The two eyes see the world of form; the Third Eye sees the formlessness from which all form arises and into which it returns.
Kama, with his flower-arrows, symbolizes the entire spectrum of psychic entanglements: not just romantic love, but all attachment, projection, and craving that binds consciousness to the ephemeral. He is the personification of Maya in its most alluring aspect. Shiva’s response is not one of anger, but of instantaneous, impersonal clarification. The fiery gaze is the laser of discernment (viveka). It does not hate desire; it sees through it, revealing its insubstantial nature. The reduction of Kama to “Ananga” is crucial—it signifies not the destruction of love, but its purification from clinging. Desire, when stripped of its egoic ownership, becomes a universal force, a bodiless energy.
The ash that smears Shiva’s body is the residue of this perpetual process. It is the dust of all burned illusions, a reminder that to see with the Third Eye is to incinerate identification with the transient.

The Dreamer’s Resonance
When this myth appears in modern dreams, it rarely manifests as a literal scene of a blue-skinned god. Instead, the dreamer may experience a profound, somatic sense of an “opening” in the forehead—a pressure, a pulse, or a beam of light emanating from within. They might dream of a glaring, judgmental eye in the sky, or of a laser cutting through a tangled, confusing situation.

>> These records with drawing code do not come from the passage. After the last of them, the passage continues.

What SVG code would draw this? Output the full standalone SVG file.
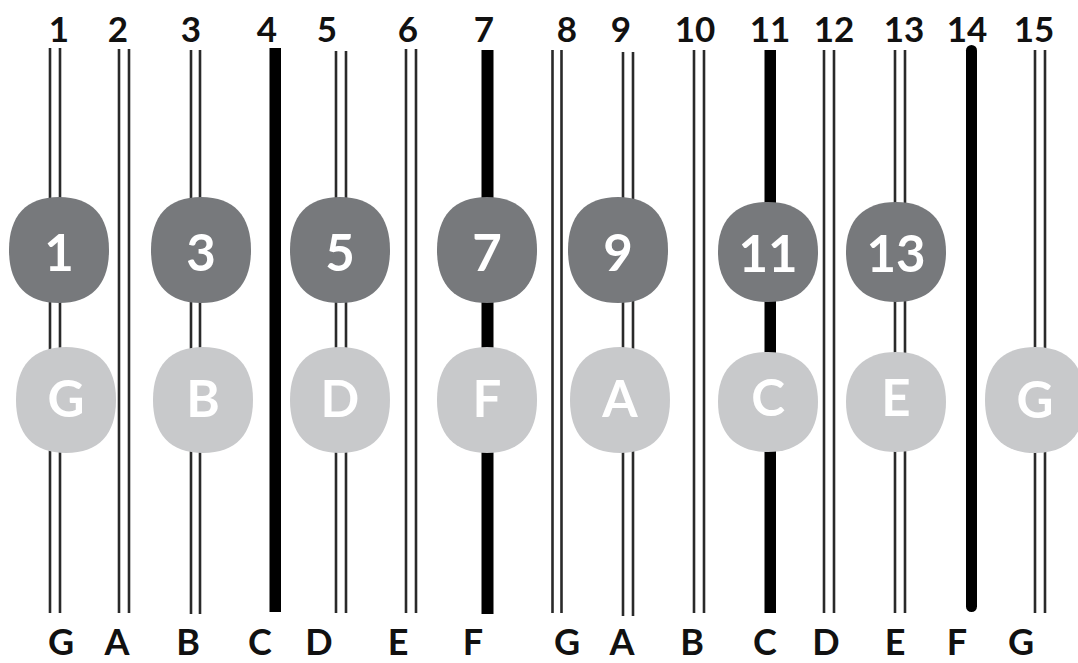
<svg xmlns="http://www.w3.org/2000/svg" xmlns:xlink="http://www.w3.org/1999/xlink" width="1078" height="663" viewBox="0 0 1078 663">
<style>
.s{stroke:#2a2a2a;stroke-width:2.6;fill:none}
.b{fill:#000}
.num{font-family:Lato,"Open Sans","Liberation Sans",sans-serif;font-weight:bold;font-size:35px;fill:#111;text-anchor:middle}
.note{font-family:Lato,"Open Sans","Liberation Sans",sans-serif;font-weight:bold;font-size:36px;fill:#111;text-anchor:middle}
.dk{fill:#77797c}
.lt{fill:#c8c9cb}
.ct{font-family:Lato,"Open Sans","Liberation Sans",sans-serif;font-weight:bold;font-size:51px;fill:#fff;text-anchor:middle}
</style>
<defs>
<path id="sq" d="M50 0C50 34,33 53,0 53C-33 53,-50 34,-50 0C-50 -34,-33 -53,0 -53C33 -53,50 -34,50 0Z"/>
<path id="sq2" d="M50 0C50 32,32 50,0 50C-32 50,-50 32,-50 0C-50 -32,-32 -50,0 -50C32 -50,50 -32,50 0Z"/>
</defs>
<rect width="1078" height="663" fill="#fff"/>
<g id="strings">
<path class="s" d="M50 48V613M60 48V613"/>
<path class="s" d="M119 49V613M129 49V613"/>
<path class="s" d="M191 50V614M200 50V614"/>
<rect class="b" x="269.5" y="48" width="11.5" height="564"/>
<path class="s" d="M336 51V613M346 51V613"/>
<path class="s" d="M406 49V613M416 49V613"/>
<rect class="b" x="481.5" y="50" width="12" height="564"/>
<path class="s" d="M552.5 50V613M561.5 50V613"/>
<path class="s" d="M623 52V616M633 52V616"/>
<path class="s" d="M694 50V613M704 50V613"/>
<rect class="b" x="764.5" y="50" width="11.5" height="563"/>
<path class="s" d="M824 50V613M834 50V613"/>
<path class="s" d="M895 50V613M905 50V613"/>
<rect class="b" x="966" y="45" width="11" height="567" rx="5.5"/>
<path class="s" d="M1035 50V613M1045 50V613"/>
</g>
<g id="string-numbers">
<text class="num" x="59" y="42">1</text>
<text class="num" x="118" y="42">2</text>
<text class="num" x="191" y="42">3</text>
<text class="num" x="267" y="42">4</text>
<text class="num" x="327" y="42">5</text>
<text class="num" x="408" y="42">6</text>
<text class="num" x="484" y="42">7</text>
<text class="num" x="567" y="42">8</text>
<text class="num" x="621" y="42">9</text>
<text class="num" x="695" y="42">10</text>
<text class="num" x="770" y="42">11</text>
<text class="num" x="834" y="42">12</text>
<text class="num" x="904" y="42">13</text>
<text class="num" x="967" y="42">14</text>
<text class="num" x="1034" y="42">15</text>
</g>
<g id="string-notes">
<text class="note" x="61" y="655">G</text>
<text class="note" x="117" y="655">A</text>
<text class="note" x="188" y="655">B</text>
<text class="note" x="260" y="655">C</text>
<text class="note" x="319" y="655">D</text>
<text class="note" x="398" y="655">E</text>
<text class="note" x="473" y="655">F</text>
<text class="note" x="567" y="655">G</text>
<text class="note" x="622" y="655">A</text>
<text class="note" x="692" y="655">B</text>
<text class="note" x="765" y="655">C</text>
<text class="note" x="826" y="655">D</text>
<text class="note" x="895" y="655">E</text>
<text class="note" x="957" y="655">F</text>
<text class="note" x="1021" y="655">G</text>
</g>
<g id="n1"><use xlink:href="#sq" class="dk" x="59" y="250"/><text class="ct" x="59" y="271">1</text></g>
<g id="n3"><use xlink:href="#sq" class="dk" x="201" y="250"/><text class="ct" x="201" y="271">3</text></g>
<g id="n5"><use xlink:href="#sq" class="dk" x="340" y="250"/><text class="ct" x="340" y="271">5</text></g>
<g id="n7"><use xlink:href="#sq" class="dk" x="487" y="250"/><text class="ct" x="487" y="271">7</text></g>
<g id="n9"><use xlink:href="#sq" class="dk" x="618" y="250"/><text class="ct" x="618" y="271">9</text></g>
<g id="n11"><use xlink:href="#sq2" class="dk" x="768" y="252"/><text class="ct" x="768" y="272">11</text></g>
<g id="n13"><use xlink:href="#sq2" class="dk" x="896" y="252"/><text class="ct" x="896" y="272">13</text></g>
<g id="nG1"><use xlink:href="#sq" class="lt" x="66" y="400"/><text class="ct" x="66" y="417">G</text></g>
<g id="nB"><use xlink:href="#sq" class="lt" x="203" y="400"/><text class="ct" x="203" y="417">B</text></g>
<g id="nD"><use xlink:href="#sq" class="lt" x="340" y="400"/><text class="ct" x="340" y="417">D</text></g>
<g id="nF"><use xlink:href="#sq" class="lt" x="487" y="400"/><text class="ct" x="487" y="417">F</text></g>
<g id="nA"><use xlink:href="#sq" class="lt" x="620" y="400"/><text class="ct" x="620" y="417">A</text></g>
<g id="nC"><use xlink:href="#sq2" class="lt" x="768" y="402"/><text class="ct" x="768" y="416">C</text></g>
<g id="nE"><use xlink:href="#sq2" class="lt" x="896" y="402"/><text class="ct" x="896" y="416">E</text></g>
<g id="nG2"><use xlink:href="#sq" class="lt" x="1035" y="400"/><text class="ct" x="1035" y="418">G</text></g>
</svg>
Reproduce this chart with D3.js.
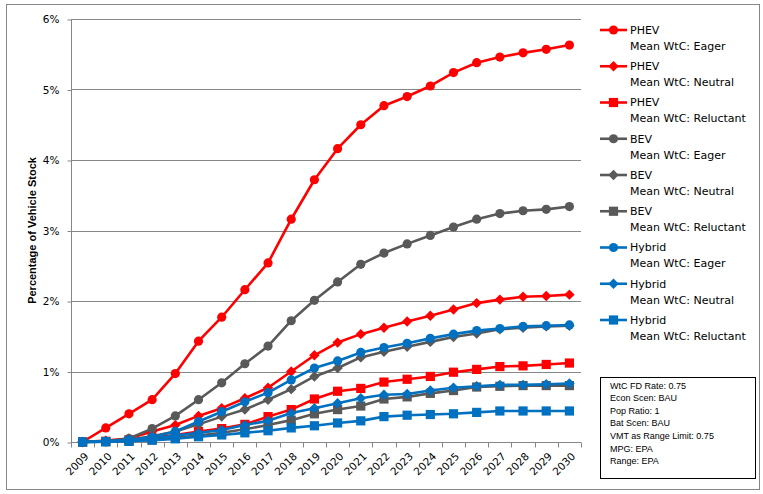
<!DOCTYPE html>
<html><head><meta charset="utf-8">
<script src="https://cdn.jsdelivr.net/npm/d3@7"></script>
<style>
html,body{margin:0;padding:0;background:#fff;}
svg{display:block;}
</style></head>
<body>
<svg id="chart" width="763" height="494"></svg>
<script>
const years = ["2009","2010","2011","2012","2013","2014","2015","2016","2017","2018","2019","2020","2021","2022","2023","2024","2025","2026","2027","2028","2029","2030"];
const yTicks = [0,1,2,3,4,5,6];

const phevEager      = [0,0.20,0.40,0.60,0.97,1.43,1.77,2.16,2.54,3.16,3.72,4.16,4.50,4.77,4.90,5.05,5.24,5.38,5.46,5.52,5.57,5.63];
const phevNeutral    = [0,0.02,0.05,0.15,0.24,0.37,0.48,0.62,0.77,1.00,1.23,1.41,1.53,1.62,1.71,1.79,1.88,1.97,2.02,2.06,2.07,2.09];
const phevReluctant  = [0,0.01,0.03,0.06,0.10,0.15,0.19,0.25,0.36,0.46,0.61,0.72,0.76,0.85,0.89,0.93,0.99,1.03,1.07,1.08,1.10,1.12];
const bevEager       = [0,0.01,0.05,0.19,0.37,0.60,0.84,1.11,1.36,1.72,2.01,2.27,2.52,2.68,2.81,2.93,3.05,3.16,3.24,3.28,3.30,3.34];
const bevNeutral     = [0,0.01,0.03,0.08,0.15,0.25,0.36,0.46,0.60,0.75,0.93,1.05,1.20,1.28,1.35,1.42,1.49,1.54,1.60,1.62,1.64,1.65];
const bevReluctant   = [0,0.005,0.01,0.03,0.06,0.09,0.13,0.18,0.24,0.31,0.40,0.46,0.51,0.61,0.64,0.69,0.73,0.78,0.79,0.80,0.80,0.80];
const hybridEager    = [0,0.01,0.03,0.07,0.15,0.29,0.43,0.57,0.70,0.88,1.05,1.15,1.27,1.34,1.40,1.47,1.53,1.58,1.61,1.64,1.65,1.66];
const hybridNeutral  = [0,0.005,0.02,0.05,0.09,0.13,0.17,0.24,0.30,0.41,0.48,0.55,0.62,0.67,0.68,0.73,0.77,0.79,0.81,0.81,0.82,0.83];
const hybridReluctant= [0,0.003,0.01,0.025,0.045,0.075,0.10,0.13,0.16,0.20,0.23,0.27,0.30,0.36,0.38,0.39,0.40,0.42,0.44,0.44,0.44,0.44];

const seriesNames = ["PHEV","PHEV","PHEV","BEV","BEV","BEV","Hybrid","Hybrid","Hybrid"];
const seriesSub = ["Mean WtC: Eager","Mean WtC: Neutral","Mean WtC: Reluctant","Mean WtC: Eager","Mean WtC: Neutral","Mean WtC: Reluctant","Mean WtC: Eager","Mean WtC: Neutral","Mean WtC: Reluctant"];
const seriesValues = [phevEager,phevNeutral,phevReluctant,bevEager,bevNeutral,bevReluctant,hybridEager,hybridNeutral,hybridReluctant];
const seriesColors = ["#ff0000","#ff0000","#ff0000","#595959","#595959","#595959","#0070c0","#0070c0","#0070c0"];
const seriesMarkers = ["circle","diamond","square","circle","diamond","square","circle","diamond","square"];

const infoLines = ["WtC FD Rate: 0.75","Econ Scen: BAU","Pop Ratio: 1","Bat Scen: BAU","VMT as Range Limit: 0.75","MPG: EPA","Range: EPA"];

const svg = d3.select("#chart");
const axisColor = "#868686";
const pLeft = 71, pRight = 581, pTop = 19, pBottom = 442;

// outer border
svg.append("rect").attr("x",6.5).attr("y",4.5).attr("width",753).attr("height",485)
  .attr("fill","#fff").attr("stroke",axisColor).attr("stroke-width",1);

const x = d3.scaleBand().domain(years).range([pLeft,pRight]);
const xc = d => x(d) + x.bandwidth()/2;
const y = d3.scaleLinear().domain([0,6]).range([pBottom,pTop]);

// gridlines
svg.append("g").selectAll("line").data(yTicks.filter(t=>t>0)).join("line")
  .attr("x1",pLeft).attr("x2",pRight)
  .attr("y1",d=>Math.round(y(d))+0.5).attr("y2",d=>Math.round(y(d))+0.5)
  .attr("stroke",axisColor).attr("stroke-width",1);

// y axis
const yAxis = svg.append("g").attr("transform",`translate(${pLeft+0.5},0.5)`)
  .call(d3.axisLeft(y).tickValues(yTicks).tickFormat(d=>d+"%").tickSize(4).tickPadding(8));
yAxis.select(".domain").attr("stroke",axisColor).attr("d",`M0,${pTop}V${pBottom}`);
yAxis.selectAll(".tick line").attr("stroke",axisColor);
yAxis.selectAll(".tick text").attr("font-family","DejaVu Sans, Verdana, sans-serif").attr("font-size","10.5px").attr("fill","#000");

// x axis
const xAxisG = svg.append("g").attr("transform",`translate(0,${pBottom+0.5})`);
xAxisG.append("line").attr("x1",pLeft).attr("x2",pRight).attr("y1",0).attr("y2",0).attr("stroke",axisColor);
const bounds = years.map(d=>x(d)).concat([pRight]);
xAxisG.selectAll("line.tk").data(bounds).join("line").attr("class","tk")
  .attr("x1",d=>Math.round(d)+0.5).attr("x2",d=>Math.round(d)+0.5).attr("y1",0).attr("y2",5)
  .attr("stroke",axisColor);
xAxisG.selectAll("text").data(years).join("text")
  .attr("transform",d=>`translate(${xc(d)+4},${12}) rotate(-45)`)
  .attr("text-anchor","end").attr("dy","0.35em")
  .attr("font-family","DejaVu Sans, Verdana, sans-serif").attr("font-size","10.5px").attr("fill","#000")
  .text(d=>d);

// y title
svg.append("text").attr("transform",`translate(36,${(pTop+pBottom)/2}) rotate(-90)`)
  .attr("text-anchor","middle").attr("font-family","Liberation Sans, Arial, sans-serif")
  .attr("font-weight","bold").attr("font-size","11px").attr("fill","#000")
  .text("Percentage of Vehicle Stock");

function drawMarker(g, type, cx, cy, color){
  if(type==="circle"){
    g.append("circle").attr("cx",cx).attr("cy",cy).attr("r",4.6).attr("fill",color);
  } else if(type==="square"){
    g.append("rect").attr("x",cx-4.6).attr("y",cy-4.6).attr("width",9.2).attr("height",9.2).attr("fill",color);
  } else {
    const s=5.2;
    g.append("path").attr("d",`M${cx},${cy-s}L${cx+s},${cy}L${cx},${cy+s}L${cx-s},${cy}Z`).attr("fill",color);
  }
}

const line = d3.line().x((d,i)=>xc(years[i])).y(d=>y(d));
seriesValues.forEach((vals,si)=>{
  const g = svg.append("g");
  g.append("path").datum(vals).attr("d",line).attr("fill","none")
    .attr("stroke",seriesColors[si]).attr("stroke-width",2.6).attr("stroke-linejoin","round");
  vals.forEach((v,i)=>drawMarker(g, seriesMarkers[si], xc(years[i]), y(v), seriesColors[si]));
});

// legend
const lg = svg.append("g");
seriesNames.forEach((n,i)=>{
  const cy = 30 + i*36.25;
  lg.append("line").attr("x1",600).attr("x2",627).attr("y1",cy).attr("y2",cy)
    .attr("stroke",seriesColors[i]).attr("stroke-width",2.6);
  drawMarker(lg, seriesMarkers[i], 613.5, cy, seriesColors[i]);
  lg.append("text").attr("x",630).attr("y",cy).attr("dy","0.36em")
    .attr("font-family","DejaVu Sans, Verdana, sans-serif").attr("font-size","11px").attr("fill","#000").text(n);
  lg.append("text").attr("x",630).attr("y",cy+16).attr("dy","0.36em")
    .attr("font-family","DejaVu Sans, Verdana, sans-serif").attr("font-size","11px").attr("fill","#000").text(seriesSub[i]);
});

// info box
const ib = svg.append("g");
ib.append("rect").attr("x",600.5).attr("y",377.5).attr("width",155).attr("height",101)
  .attr("fill","#fff").attr("stroke","#000").attr("stroke-width",1);
infoLines.forEach((t,i)=>{
  ib.append("text").attr("x",610).attr("y",385.5 + i*12.6).attr("dy","0.35em")
    .attr("font-family","Liberation Sans Narrow, Arial Narrow, Liberation Sans, sans-serif")
    .attr("font-size","9px").attr("fill","#000").text(t);
});
</script>
</body></html>
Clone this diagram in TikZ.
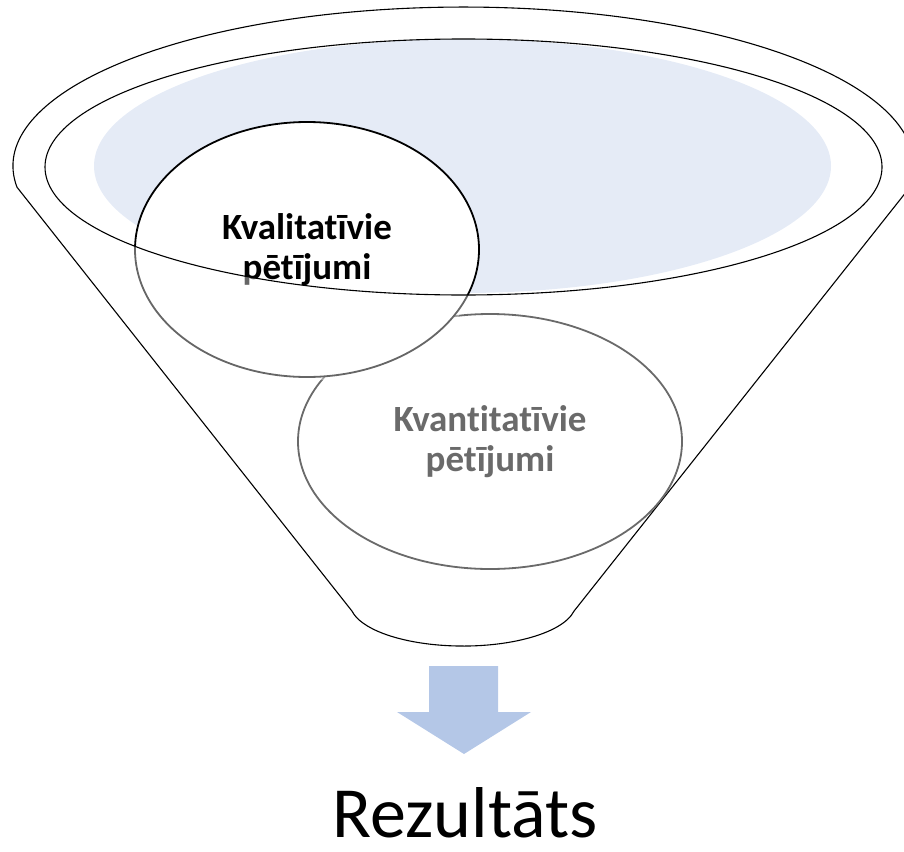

Psychologically, this signals a critical moment of dis-identification. The dream ego is undergoing a process where a long-held complex—a pattern of addictive desire, a cherished illusion, a compulsive attachment—is being brought to the surface of awareness to be dissolved. The “fire” is the often-painful heat of conscious acknowledgment. The dream is not about destruction, but about deconstruction. The dreamer is not Shiva, but their own consciousness is performing the Shiva-function: applying the searing light of truth to a psychic structure that has outlived its purpose. The somatic sensation in the forehead points to the activation of the Ajna chakra, the psycho-energetic center associated with intuition, command, and seeing beyond the veil.

Alchemical Translation
The myth models the pinnacle of the individuation process: the conscious engagement with the Self archetype, which demands the sacrifice of the personal to the transpersonal. Our inner “Kama” is the sum of all our conditioned loves and hates, the psychic software that automatically attracts us to and repels us from people, situations, and self-images.
Individuation requires that we become the ascetic on our own inner mountain, capable of opening the eye of consciousness to burn away the attachments that masquerade as our identity.
The “alchemical fire” of the Third Eye is the sustained, disciplined act of self-observation without judgment or justification. It is the practice of watching a desire arise—for validation, for a substance, for a person—and, instead of acting on it or repressing it, simply seeing it with total clarity. In that seeing, its compulsive power is incinerated. The energy bound up in that complex is liberated. The “bodiless” state of Ananga is the result: a capacity for love, creativity, and engagement that is no longer needy or possessive, but free, conscious, and compassionate. We transmute personal craving into impersonal appreciation. The myth instructs us that before we can truly create or relate from a place of wholeness (the eventual union of Shiva and Parvati), we must first develop the capacity for the devastating, liberating gaze that separates consciousness from its contents. We must learn to open the eye that burns, so that we may see, finally, by its light.